Grindr has been criticized for not taking sufficient action to moderate the display of offensive, racist, and homophobic language by some of its users. In June 2014, when asked about hateful speech on Grindr, the app's creator Joel Simkhai said in an interview with the Israeli newspaper Haaretz that he "didn't like it" but he "[isn't] a sixth grade teacher" and it "[isn't his] job to police such things."

The app was criticized in the past for allowing users to sort users by ethnicity, which some thought was discriminatory. This was removed in June 2020 following social media complaints.

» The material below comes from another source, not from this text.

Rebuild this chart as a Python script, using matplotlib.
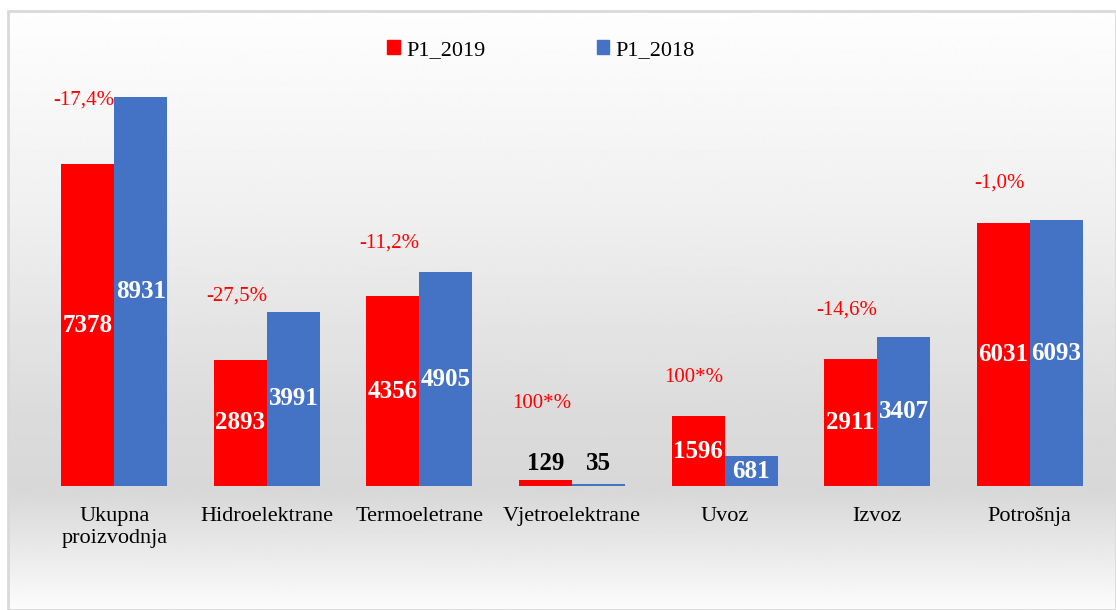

User location triangulation 

In August 2014, it was reported that Grindr's relative distance measurements could facilitate triangulation, thereby pinpointing individual users' near-exact location. A proof of concept was published, and more than 2 million detections were performed within a few days. Authorities in Egypt allegedly used the app to track and arrest gay men. Grindr responded by temporarily disabling distance display globally.

In May 2016, a group of computer scientists from Kyoto University demonstrated how location pinpointing is still possible in the app even when a user is hiding their distance from public display. By exploiting a novel attack model called colluding-trilateration, locating any targeted user becomes a very easy and cheap task without employing any special hacking technique. The attack model works with any location-based service app that shows profiles of nearby users in order of proximity, not just Grindr.

In May 2022, it was reported that Grindr's user location data has been collected and sold through a digital advertising network since 2017, before Grindr curtailed data sharing with its advertising partners in 2020. Historical data from this period may still be obtainable.

User data privacy 

In April 2018, a Norwegian non-profit research organization reported that Grindr's data bundles sold to third-party companies could potentially contain users' sensitive personal information such as HIV status and HIV testing dates. The discovery generated widespread scrutiny of Grindr's privacy practices. In response, Grindr released a statement stating "Grindr has never sold, nor will we ever sell, personally identifiable user information – especially information regarding HIV status or last test date – to third parties or advertisers. As an industry standard practice, Grindr does work with highly-regarded [software] vendors to test and optimize our platform. These vendors are under strict contractual terms that provide for the highest level of confidentiality, data security, and user privacy."

On January 14, 2020, a report was published by the Norwegian Consumer Council which alleged that Grindr had violated the European Union's General Data Privacy Regulation (GDPR) rules. The council asserted that Grindr has sent user data to at least 135 advertisers. The main concerns of the allegations were for sharing personal information, including users' locations and information about their device. These details could potentially indicate the sexual orientation of a user without their consent. After review from the Norwegian Data protection Authority, it was ruled that Grindr was in violation of the GDPR and fined €10 million.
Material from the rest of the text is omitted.